The Egyptian Goddess of fertility, Heqet , was said to have the head of a Toad. The Egyptians revered frogs as a symbol of life and fertility as they would appear by the millions each year after the Nile’s annual floods. It has been speculated that she was later adopted by the Greeks who called her Hecate, the Goddess of Witchcraft.
In China the toad represents the yin, a symbol of rejuvenation and fortune. The Vietnamese believe that a croaking toad is a harbinger of impending rain. The Scottish hold that a toad is a token of good fate. In ancient Peru they are often seen on the artifacts of the Moche that were used in ritual prayers to animals.
A surprise encounter with a toad may, at first, be a bit alarming as they tend to appear out of virtually nowhere often surprising the observer. Toads appear to us when we are feeling unlucky and out fortune is about to turn. They can be a reminder or that we need to give back to the Universe or a challenge to do the right thing.
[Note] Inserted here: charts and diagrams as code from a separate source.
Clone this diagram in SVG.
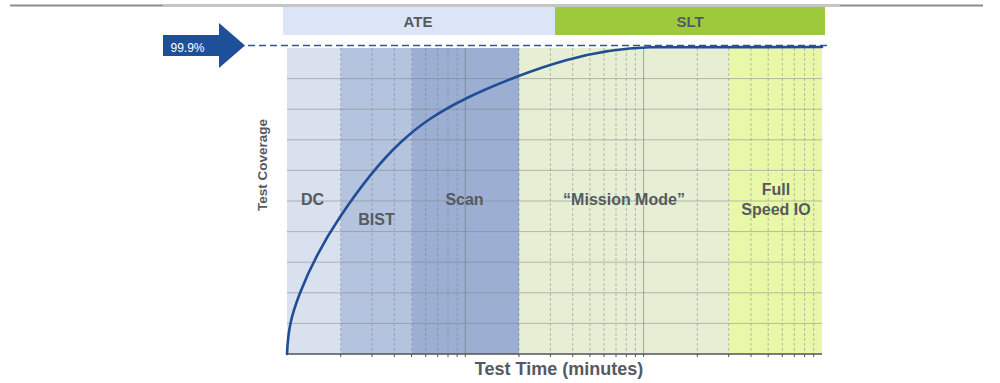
<svg xmlns="http://www.w3.org/2000/svg" width="1000" height="383" viewBox="0 0 1000 383">
  <style>
    .lbl { font-family: "Liberation Sans", Arial, sans-serif; font-weight: bold; fill: #555a5f; }
    .band { font-size: 15px; text-anchor: middle; }
    .zone { font-size: 16px; text-anchor: middle; }
    .grid-h { stroke: #7b828a; stroke-width: 1; stroke-opacity: 0.5; }
    .grid-v { stroke: #7b828a; stroke-width: 1; stroke-opacity: 0.5; stroke-dasharray: 3 2; }
    .grid-dec { stroke: #6e757d; stroke-width: 1; stroke-opacity: 0.6; }
    .tick { stroke: #555; stroke-width: 1; }
  </style>

  <!-- header rule -->
  <line x1="10" y1="5.5" x2="983" y2="5.5" stroke="#8c8c8c" stroke-width="2"/>
  <line x1="163" y1="5.5" x2="840" y2="5.5" stroke="#c6c6c6" stroke-width="2"/>

  <!-- phase bands -->
  <g id="band-ate">
    <rect x="283" y="7" width="272" height="28" fill="#dce5f5"/>
    <text class="lbl band" x="418" y="26.5">ATE</text>
  </g>
  <g id="band-slt">
    <rect x="555" y="7" width="270" height="28" fill="#9dca3c"/>
    <text class="lbl band" x="690" y="26.5">SLT</text>
  </g>

  <!-- coverage zones -->
  <g id="zone-dc">
    <rect x="287" y="48" width="53.7" height="306" fill="#d9e0ee"/>
  </g>
  <g id="zone-bist">
    <rect x="340.7" y="48" width="70.9" height="306" fill="#b4c3de"/>
  </g>
  <g id="zone-scan">
    <rect x="411.6" y="48" width="107.4" height="306" fill="#9cafd3"/>
  </g>
  <g id="zone-mission">
    <rect x="519" y="48" width="209.7" height="306" fill="#e6efd3"/>
  </g>
  <g id="zone-io">
    <rect x="728.7" y="48" width="93.3" height="306" fill="#e9f8a8"/>
  </g>

  <!-- grid: horizontal -->
  <g id="grid">
    <line class="grid-h" x1="287" y1="78.6" x2="822" y2="78.6"/>
    <line class="grid-h" x1="287" y1="109.2" x2="822" y2="109.2"/>
    <line class="grid-h" x1="287" y1="139.8" x2="822" y2="139.8"/>
    <line class="grid-h" x1="287" y1="170.4" x2="822" y2="170.4"/>
    <line class="grid-h" x1="287" y1="201" x2="822" y2="201"/>
    <line class="grid-h" x1="287" y1="231.6" x2="822" y2="231.6"/>
    <line class="grid-h" x1="287" y1="262.2" x2="822" y2="262.2"/>
    <line class="grid-h" x1="287" y1="292.8" x2="822" y2="292.8"/>
    <line class="grid-h" x1="287" y1="323.4" x2="822" y2="323.4"/>

    <!-- grid: vertical, log time scale (three decades) -->
    <line class="grid-v" x1="340.7" y1="48" x2="340.7" y2="354"/>
    <line class="grid-v" x1="372.1" y1="48" x2="372.1" y2="354"/>
    <line class="grid-v" x1="394.3" y1="48" x2="394.3" y2="354"/>
    <line class="grid-v" x1="411.6" y1="48" x2="411.6" y2="354"/>
    <line class="grid-v" x1="425.7" y1="48" x2="425.7" y2="354"/>
    <line class="grid-v" x1="437.7" y1="48" x2="437.7" y2="354"/>
    <line class="grid-v" x1="448" y1="48" x2="448" y2="354"/>
    <line class="grid-v" x1="457.1" y1="48" x2="457.1" y2="354"/>
    <line class="grid-dec" x1="465.3" y1="48" x2="465.3" y2="354"/>
    <line class="grid-v" x1="519" y1="48" x2="519" y2="354"/>
    <line class="grid-v" x1="550.4" y1="48" x2="550.4" y2="354"/>
    <line class="grid-v" x1="572.7" y1="48" x2="572.7" y2="354"/>
    <line class="grid-v" x1="589.9" y1="48" x2="589.9" y2="354"/>
    <line class="grid-v" x1="604" y1="48" x2="604" y2="354"/>
    <line class="grid-v" x1="616" y1="48" x2="616" y2="354"/>
    <line class="grid-v" x1="626.3" y1="48" x2="626.3" y2="354"/>
    <line class="grid-v" x1="635.4" y1="48" x2="635.4" y2="354"/>
    <line class="grid-dec" x1="643.6" y1="48" x2="643.6" y2="354"/>
    <line class="grid-v" x1="697.3" y1="48" x2="697.3" y2="354"/>
    <line class="grid-v" x1="728.7" y1="48" x2="728.7" y2="354"/>
    <line class="grid-v" x1="751" y1="48" x2="751" y2="354"/>
    <line class="grid-v" x1="768.2" y1="48" x2="768.2" y2="354"/>
    <line class="grid-v" x1="782.3" y1="48" x2="782.3" y2="354"/>
    <line class="grid-v" x1="794.3" y1="48" x2="794.3" y2="354"/>
    <line class="grid-v" x1="804.6" y1="48" x2="804.6" y2="354"/>
    <line class="grid-v" x1="813.7" y1="48" x2="813.7" y2="354"/>
  </g>

  <!-- x axis and ticks -->
  <g id="axis-x">
    <line x1="286" y1="354" x2="822" y2="354" stroke="#505357" stroke-width="1.6"/>
    <path class="tick" d="M340.7 354v3M372.1 354v3M394.3 354v3M411.6 354v3M425.7 354v3M437.7 354v3M448 354v3M457.1 354v3M465.3 354v3M519 354v3M550.4 354v3M572.7 354v3M589.9 354v3M604 354v3M616 354v3M626.3 354v3M635.4 354v3M643.6 354v3M697.3 354v3M728.7 354v3M751 354v3M768.2 354v3M782.3 354v3M794.3 354v3M804.6 354v3M813.7 354v3"/>
    <text class="lbl" x="559" y="375" font-size="18" text-anchor="middle" fill="#4a4d50">Test Time (minutes)</text>
  </g>

  <!-- y axis title -->
  <g id="axis-y">
    <text class="lbl" transform="translate(267 165) rotate(-90)" font-size="13.5" text-anchor="middle" fill="#4a4d50">Test Coverage</text>
  </g>

  <!-- zone labels -->
  <g id="labels">
    <text class="lbl zone" x="312.5" y="204.5">DC</text>
    <text class="lbl zone" x="376.5" y="224.5">BIST</text>
    <text class="lbl zone" x="464.5" y="204.5">Scan</text>
    <text class="lbl zone" x="624" y="204.5">“Mission Mode”</text>
    <text class="lbl zone" x="776" y="195">Full</text>
    <text class="lbl zone" x="776" y="215">Speed IO</text>
  </g>

  <!-- connectors: target marker and coverage curve -->
  <g id="connectors">
    <line x1="248" y1="45.5" x2="831" y2="45.5" stroke="#3a5686" stroke-width="1.6" stroke-dasharray="7 4"/>
    <path d="M287 354 C288 330 291.2 315.7 300 293 C308.8 270.3 323.3 242 340 217 C356.7 192 378.8 162.8 400 143 C421.2 123.2 439.2 111.8 467 98 C494.8 84.2 536.5 68.4 567 60 C597.5 51.6 625 48 650 47.3 L822 47"
          fill="none" stroke="#1f4e96" stroke-width="2.6" stroke-linecap="round"/>
  </g>

  <!-- 99.9% target arrow -->
  <g id="target-arrow">
    <polygon points="163,35 219,35 219,23 245,45.5 219,68 219,56 163,56" fill="#1e4f99"/>
    <text x="170.5" y="51.5" font-family="'Liberation Sans', Arial, sans-serif" font-size="12" fill="#ffffff">99.9%</text>
  </g>
</svg>
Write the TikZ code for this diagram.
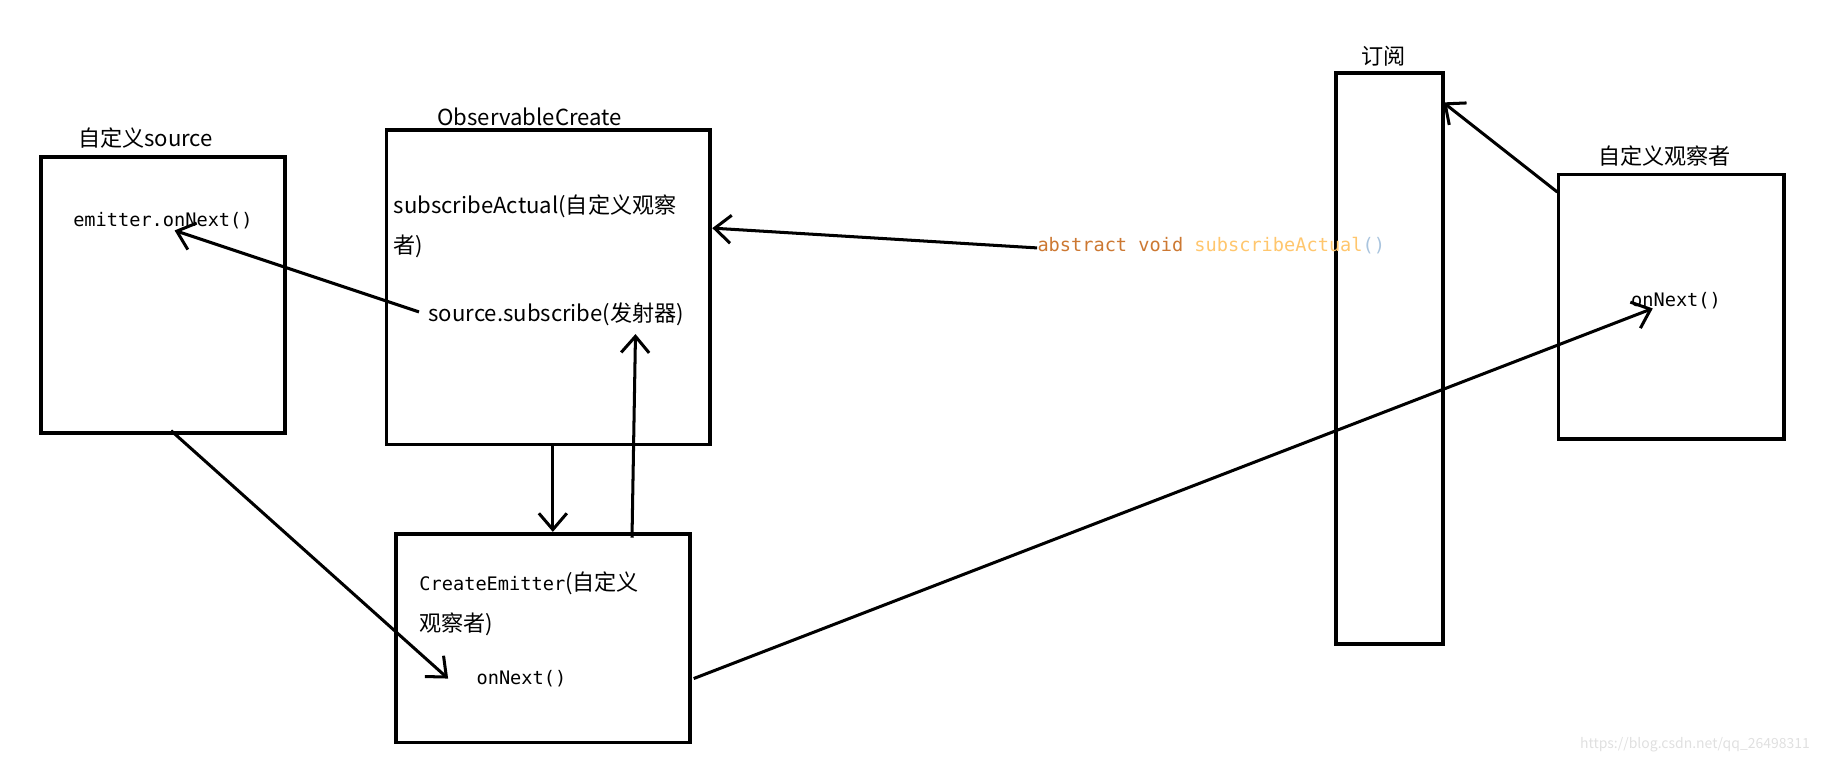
\documentclass[tikz,border=0pt]{standalone}
\usepackage{fontspec}
\setmainfont{Noto Sans CJK SC}
\newfontfamily\codefont{DejaVu Sans Mono}
\usetikzlibrary{arrows.meta}
\definecolor{kw}{HTML}{CC7832}
\definecolor{fn}{HTML}{FFC66D}
\definecolor{par}{HTML}{A9C4DE}
\begin{document}
\begin{tikzpicture}[x=0.5pt,y=-0.5pt,
  box/.style={draw,line width=1.6pt},
  lbl/.style={font=\fontsize{9.5}{11}\selectfont,inner sep=0pt},
  code/.style={font=\codefont\fontsize{8}{10}\selectfont,inner sep=0pt},
  conn/.style={line width=1.3pt,-{Straight Barb[length=7pt,width=12pt,line width=1.3pt]}}]
\useasboundingbox (0,0) rectangle (1568,658);
\draw[box] (35,135) rectangle (245,372);
\draw[box] (332,112) rectangle (610,382);
\draw[box] (340,459) rectangle (593,638);
\draw[box] (1148,63) rectangle (1240,553);
\draw[box] (1339,150) rectangle (1533,377);
\node[lbl] (la) at (125,119) {自定义source};
\node[lbl] (lb) at (455,100) {ObservableCreate};
\node[lbl] (lbar) at (1189,48) {订阅};
\node[lbl] (ld) at (1430,134) {自定义观察者};
\node[code] (emit) at (140,190) {emitter.onNext()};
\node[lbl,anchor=west] (sa1) at (338,177) {subscribeActual(自定义观察};
\node[lbl,anchor=west] (sa2) at (338,212) {者)};
\node[lbl] (ss) at (478,270) {source.subscribe(发射器)};
\node[lbl,anchor=west] (ce1) at (360,501) {{\codefont\fontsize{8}{10}\selectfont CreateEmitter}(自定义};
\node[lbl,anchor=west] (ce2) at (360,536) {观察者)};
\node[code] (on1) at (448,583) {onNext()};
\node[code] (on2) at (1440,258) {onNext()};
\node[code,anchor=west] (abs) at (891,211) {\textcolor{kw}{abstract void} \textcolor{fn}{subscribeActual}\textcolor{par}{()}};
\coordinate (a1) at (891,213); \coordinate (a2) at (612,196);
\coordinate (b1) at (360,268); \coordinate (b2) at (150,198);
\coordinate (c1) at (475,382); \coordinate (c2) at (475,457);
\coordinate (d1) at (543,462); \coordinate (d2) at (546,287);
\coordinate (e1) at (147,370); \coordinate (e2) at (385,583);
\coordinate (f1) at (596,583); \coordinate (f2) at (1420,265);
\coordinate (g1) at (1338,165); \coordinate (g2) at (1240,88);
\draw[conn] (a1) -- (a2);
\draw[conn] (b1) -- (b2);
\draw[conn] (c1) -- (c2);
\draw[conn] (d1) -- (d2);
\draw[conn] (e1) -- (e2);
\draw[conn] (f1) -- (f2);
\draw[conn] (g1) -- (g2);
\node[text=black!12,font=\fontsize{6}{7}\selectfont,anchor=east] (wm) at (1562,640) {https://blog.csdn.net/qq\_26498311};
\end{tikzpicture}
\end{document}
Especially when that right thing may be somewhat distasteful, such as honoring an agreement with someone who you feel may have insulted you in some way.
The toad is here to remind us that we cannot succeed by sitting idly by. Toads must eat almost constantly and must be attentive to every detail in their lives as any missed opportunity may lead to suffering later. The toad tells us to examine our inner selves and to find a balance between what we have received and what we are giving back.